I don't know if irrational ratios of sampling distances can break that ambiguity already, removing that restriction. What if we sample at times 0,a,b, with a/b irrational?

 

[pbuk]

Putting aside the practical point that all floating point representations are rational (we are talking about digital sampling?), given that any irrational number can be approximated arbitrarily closely by a rational number I don't see how that could help even in theory: how would the processing engine (whether digital or analogue) tell the difference?

 

[Baluncore]

There are only three degrees of freedom - amplitude, frequency and phase. From a purely mathematical point three samples are sufficient if you are guaranteed to sample at a sufficiently high rate with no errors.

If I asked you to interpolate between three equally spaced points in time, using a sine curve, then how might you fit it ?
Note that if the points were co-linear; +v, 0 and -v, then it could not identify the frequency as the data is centred on a zero crossing.

 

[mfb]

Putting aside the practical point that all floating point representations are rational (we are talking about digital sampling?), given that any irrational number can be approximated arbitrarily closely by a rational number I don't see how that could help even in theory: how would the processing engine (whether digital or analogue) tell the difference?

As I said, this is a purely mathematical result. In real life you profit from a larger range.

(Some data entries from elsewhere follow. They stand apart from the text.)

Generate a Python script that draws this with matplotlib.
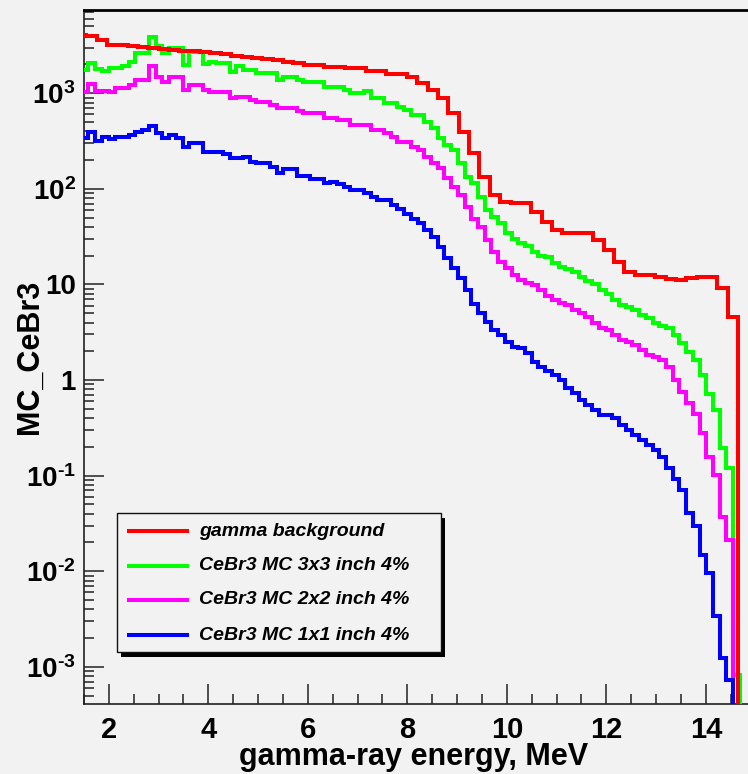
import numpy as np
import matplotlib
matplotlib.use('Agg')
import matplotlib.pyplot as plt
from matplotlib.ticker import FixedLocator, FixedFormatter, MultipleLocator, LogLocator, NullFormatter
from matplotlib.patches import Rectangle
from matplotlib.lines import Line2D

plt.rcParams['font.family'] = ['Liberation Sans', 'DejaVu Sans']
plt.rcParams['mathtext.fontset'] = 'custom'
plt.rcParams['mathtext.rm'] = 'Liberation Sans:bold'
plt.rcParams['mathtext.bf'] = 'Liberation Sans:bold'
plt.rcParams['mathtext.it'] = 'Liberation Sans:bold:italic'

# ---------------- data (log10 of counts per bin) -------------
red_first_edge, red_bin_width = 1.338, 0.208
mc_first_edge, mc_bin_width = 1.455, 0.135

red_log10 = [3.61, 3.60, 3.56, 3.51, 3.50, 3.495, 3.485, 3.475, 3.465, 3.455,
             3.446, 3.44, 3.43, 3.42, 3.41, 3.395, 3.38, 3.366, 3.355, 3.345,
             3.33, 3.315, 3.296, 3.296, 3.278, 3.278, 3.262, 3.262, 3.236, 3.236,
             3.202, 3.202, 3.167, 3.105, 3.035, 2.948, 2.79, 2.598, 2.372, 2.128,
             1.936, 1.866, 1.849, 1.849, 1.761, 1.657, 1.570, 1.536, 1.536, 1.536,
             1.465, 1.361, 1.239, 1.134, 1.10, 1.10, 1.082, 1.058, 1.047, 1.065,
             1.082, 1.075, 0.96, 0.663]

green_log10 = [3.244, 3.32, 3.25, 3.236, 3.26, 3.26, 3.28, 3.33, 3.42, 3.42,
               3.59, 3.49, 3.42, 3.47, 3.47, 3.30, 3.435, 3.435, 3.31, 3.33,
               3.32, 3.32, 3.226, 3.28, 3.244, 3.244, 3.21, 3.21, 3.21, 3.14,
               3.17, 3.17, 3.14, 3.12, 3.12, 3.12, 3.07, 3.07, 3.07, 3.035,
               3.006, 3.006, 3.027, 2.948, 2.948, 2.895, 2.895, 2.86, 2.825, 2.773,
               2.773, 2.70, 2.634, 2.53, 2.46, 2.41, 2.27, 2.128, 2.06, 1.918,
               1.78, 1.71, 1.64, 1.536, 1.473, 1.437, 1.40, 1.343, 1.30, 1.284,
               1.222, 1.18, 1.16, 1.134, 1.08, 1.04, 1.01, 0.942, 0.90, 0.838,
               0.785, 0.76, 0.733, 0.68, 0.646, 0.594, 0.565, 0.542, 0.47, 0.385,
               0.297, 0.21, 0.05, -0.15, -0.31, -0.71, -0.92, -3.08]

magenta_log10 = [3.017, 3.10, 3.027, 3.027, 3.017, 3.05, 3.05, 3.087, 3.14, 3.14,
                 3.28, 3.17, 3.12, 3.167, 3.167, 3.035, 3.087, 3.087, 3.035, 3.017,
                 3.017, 3.017, 2.948, 2.965, 2.965, 2.93, 2.912, 2.912, 2.88, 2.843,
                 2.843, 2.843, 2.81, 2.79, 2.79, 2.79, 2.74, 2.74, 2.72, 2.72,
                 2.668, 2.668, 2.668, 2.616, 2.616, 2.58, 2.54, 2.494, 2.494, 2.44,
                 2.41, 2.337, 2.27, 2.215, 2.11, 2.02, 1.936, 1.81, 1.69, 1.605,
                 1.465, 1.34, 1.24, 1.17, 1.10, 1.047, 1.02, 0.995, 0.942, 0.88,
                 0.838, 0.81, 0.785, 0.733, 0.70, 0.663, 0.594, 0.542, 0.52, 0.47,
                 0.42, 0.40, 0.367, 0.315, 0.263, 0.24, 0.21, 0.14, 0.0, -0.12,
                 -0.24, -0.35, -0.557, -0.80, -0.99, -1.43, -1.67]

blue_log10 = [2.53, 2.59, 2.504, 2.54, 2.522, 2.54, 2.54, 2.564, 2.598, 2.616,
              2.66, 2.58, 2.53, 2.564, 2.53, 2.44, 2.477, 2.477, 2.39, 2.39,
              2.39, 2.365, 2.32, 2.32, 2.337, 2.284, 2.27, 2.27, 2.232, 2.17,
              2.205, 2.205, 2.135, 2.135, 2.10, 2.10, 2.06, 2.075, 2.05, 2.017,
              1.99, 1.99, 1.954, 1.912, 1.884, 1.884, 1.83, 1.787, 1.737, 1.69,
              1.64, 1.57, 1.5, 1.395, 1.274, 1.17, 1.065, 0.942, 0.80, 0.70,
              0.61, 0.524, 0.47, 0.40, 0.35, 0.333, 0.28, 0.19, 0.14, 0.10,
              0.05, 0.0, -0.08, -0.14, -0.21, -0.26, -0.31, -0.365, -0.365, -0.40,
              -0.47, -0.52, -0.57, -0.63, -0.68, -0.73, -0.80, -0.92, -1.03, -1.15,
              -1.39, -1.53, -1.83, -2.02, -2.47, -2.91, -3.14]

series_labels = ['gamma background', 'CeBr3 MC 3x3 inch 4%',
                 'CeBr3 MC 2x2 inch 4%', 'CeBr3 MC 1x1 inch 4%']
series_colors = ['#ff0000', '#00ff00', '#ff00ff', '#0000ff']

x_major = [2, 4, 6, 8, 10, 12, 14]
y_major = [1e-3, 1e-2, 1e-1, 1, 10, 1e2, 1e3]
y_major_labels = ['$10^{\u2010 3}$', '$10^{\u2010 2}$', '$10^{\u2010 1}$', '1', '10',
                  '$10^{2}$', '$10^{3}$']

# --------------------------------------------------------------------------------
W, H = 748, 774
fig = plt.figure(figsize=(W / 100, H / 100), dpi=100)
bg = '#f2f2f2'
fig.patch.set_facecolor(bg)

ax_l, ax_r, ax_t, ax_b = 84, 755.6, 10, 704
ax = fig.add_axes([ax_l / W, 1 - ax_b / H, (ax_r - ax_l) / W, (ax_b - ax_t) / H])
ax.set_facecolor(bg)


def hist(log_vals, first_edge, width):
    vals = np.append(10.0 ** np.array(log_vals), 0.0)
    edges = first_edge + width * np.arange(len(vals) + 1)
    vals = np.where(vals > 0, vals, 1e-12)
    return vals, edges


lw = 2.9
g_v, g_e = hist(green_log10, mc_first_edge, mc_bin_width)
m_v, m_e = hist(magenta_log10, mc_first_edge, mc_bin_width)
b_v, b_e = hist(blue_log10, mc_first_edge, mc_bin_width)
r_v, r_e = hist(red_log10, red_first_edge, red_bin_width)

ax.stairs(g_v, g_e, color=series_colors[1], lw=lw, baseline=None, zorder=3)
ax.stairs(m_v, m_e, color=series_colors[2], lw=lw, baseline=None, zorder=3)
ax.stairs(b_v, b_e, color=series_colors[3], lw=lw, baseline=None, zorder=3)
ax.stairs(r_v, r_e, color=series_colors[0], lw=lw, baseline=None, zorder=4)

ax.set_yscale('log')
ax.set_xlim(1.5, 15.0)
ax.set_ylim(4.09e-4, 7430)

ax.xaxis.set_major_locator(FixedLocator(x_major))
ax.xaxis.set_minor_locator(MultipleLocator(0.5))
ax.yaxis.set_major_locator(FixedLocator(y_major))
ax.yaxis.set_major_formatter(FixedFormatter(y_major_labels))
ax.yaxis.set_minor_locator(LogLocator(base=10, subs=np.arange(2, 10)))
ax.yaxis.set_minor_formatter(NullFormatter())

ax.tick_params(which='both', direction='in', top=False, right=False, colors='#222222')
ax.tick_params(which='major', length=14.5, width=1.1, labelsize=20, pad=6)
ax.tick_params(which='minor', length=7.5, width=1.1)
ax.tick_params(axis='x', which='major', pad=9, labelsize=21)
for lab in ax.get_xticklabels() + ax.get_yticklabels():
    lab.set_fontweight('bold')
    lab.set_color('black')

for s in ['left', 'bottom']:
    ax.spines[s].set_linewidth(1.2)
    ax.spines[s].set_color('#222222')
ax.spines['top'].set_linewidth(2.0)
ax.spines['top'].set_color('black')
ax.spines['right'].set_visible(False)

fig.text(414 / W, 1 - 757 / H, 'gamma-ray energy, MeV', fontsize=22, fontweight='bold',
         ha='center', va='center')
fig.text(30 / W, 1 - 357 / H, 'MC_CeBr3', fontsize=22, fontweight='bold',
         rotation=90, ha='center', va='center')

# legend (ROOT style box with black shadow)
lx0, ly0, lx1, ly1 = 117, 513, 441, 652
fig.add_artist(Rectangle(((lx0 + 4) / W, 1 - (ly1 + 5) / H), (lx1 - lx0) / W, (ly1 - ly0) / H,
                         transform=fig.transFigure, facecolor='black', edgecolor='black',
                         lw=0, zorder=10))
fig.add_artist(Rectangle((lx0 / W, 1 - ly1 / H), (lx1 - lx0) / W, (ly1 - ly0) / H,
                         transform=fig.transFigure, facecolor=bg, edgecolor='#111111',
                         lw=1.0, zorder=11))
rows = [531, 566, 600, 635]
for yrow, lab, col in zip(rows, series_labels, series_colors):
    fig.add_artist(Line2D([129 / W, 187 / W], [1 - yrow / H, 1 - yrow / H],
                          transform=fig.transFigure, color=col, lw=lw, zorder=12))
    fig.text(199 / W, 1 - yrow / H, lab, fontsize=14, fontweight='bold', fontstyle='italic',
             ha='left', va='center', zorder=13)

fig.savefig('out.png', dpi=100, facecolor=bg)
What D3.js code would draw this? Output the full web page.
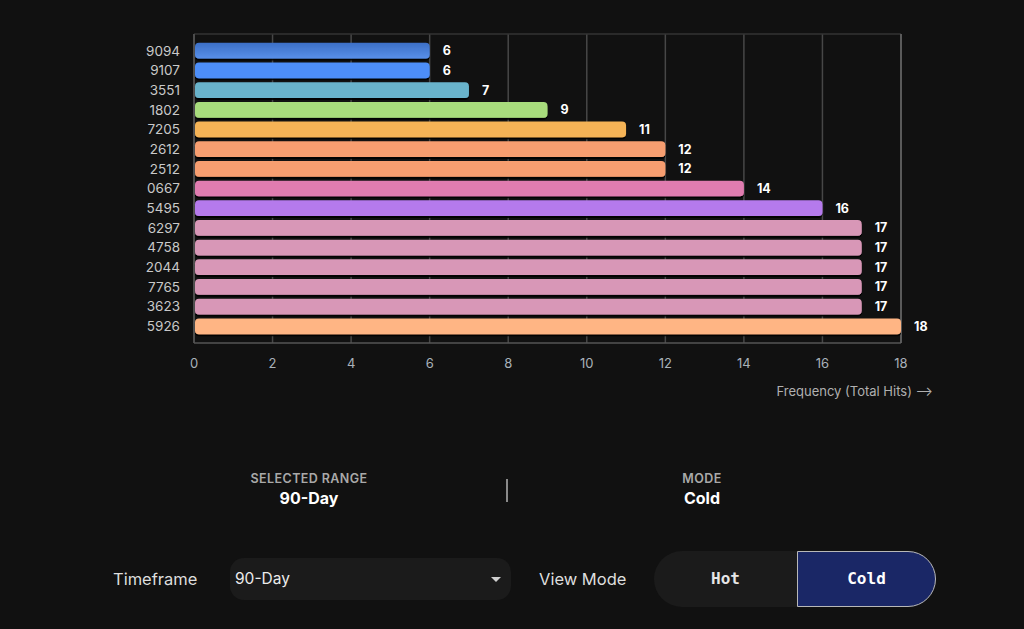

@Baluncore: Yes, that's a special case where three points are not sufficient. Luckily your chance to hit this case is 0.

 

[Baluncore]

Yes, that's a special case where three points are not sufficient. Luckily your chance to hit this case is 0.

The theoretically impossible special case needs to be handled correctly by a practical algorithm.

Given a 16 bit A→D converter, the chance of hitting the impossible is better than 1/65k, and there is plenty of digitisation noise on either side of the infinite pitfall. I would expect the algorithm, running continuously, to fail at least once every second.